You're likely to get a multitude of takers on this subject and results will vary based on the material that was stabilized and how it was stabilized.  There no one real answer in my opinion, so I would imagine turning it first and testing the waters so to speak filling voids where they exist and then working through the pads or paste depending on your finish of choice.  I choose to add a CA finish, but that's just me.


----------



## mrcook4570 (Oct 26, 2012)

If you do not want your work to get dull and dirty with use, apply a finish (and not a friction polish).  Even if it is stabilized, it is still not 100% acrylic.  The wood fibers can and will absorb some dirt and oils if the wood is not protected.


----------



## toddlajoie (Oct 26, 2012)

A lot will depend on the stabilization method also. A lot of stuff done here by members of the forum is great for firming up wood, but when it's done, it needs a finish and I've always done CA finishes on these and they come out fantastic. I have also bought a few commercially stabilized blanks, and one in particular that I bought early on in my turning (for technical correctness, it was Stabilized Buckeye Burl from PSI, I think it was one of Barry Gross's branded blanks...) I turned for the body of a sketch pencil and put no finish on it, just Micromesh. It polished up nice, and I used it as a shop pencil for a long summer of home remodeling, but lost it near the end of the year. Found it in the spring when I moved the picnic table, and it survived the winter (Massachusetts, so it was under snow for several months) and spring out in the elements. I could no longer consider it "shiny" as it was when it was new, it was also nowhere near in need of being refinished...

So, IMO, if it is one of the commercially stabilized blanks, you might be just fine with no finish at all, as long as you are aware it will not be that plastic shiny of a good CA finish forever, you can just polish or buff it and be done. If you're making a high end pen tho, I would go with a good CA...


----------



## Jim Burr (Oct 26, 2012)

I stabilize my own stuff with Cactus Juice.

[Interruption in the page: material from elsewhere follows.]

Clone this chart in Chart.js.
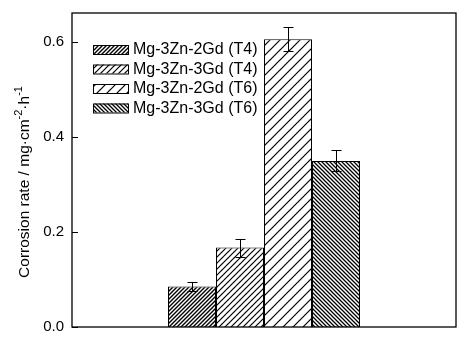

CA works just great on all of them. I may get the notion to try some WTF sometime soon.


----------



## bluesguitar (Oct 27, 2012)

This is a commercially stabilized blank from PSI if that makes a difference...


----------



## KenV (Oct 27, 2012)

Wood, being some what like a cat, seems to always be a little contrary.  The chemicals are not evenly distributed. And in some woods, poorly distributed.  Just the nature of the product.

I find it can be difficult to find the different levels o penetration.  Dyed blanks are easier to evaluate, but can also give a surprise.

I plan on a finish, and seldom get surprised.


----------



## Donovan (Oct 27, 2012)

I agree with Ken putting on a CA finish is not a big job and then you know that it will last rather than hoping it will last
Donovan


----------



## bluesguitar (Oct 28, 2012)

I really appreciate all the responses, thanks.  I ended up tearing out a chunk of the lower blank and realized the material is more delicate than I expected...I decided to swap out the bottom blank with a piece of contrasting wood so I 'll end up doing CA on both so should be Ok.


----------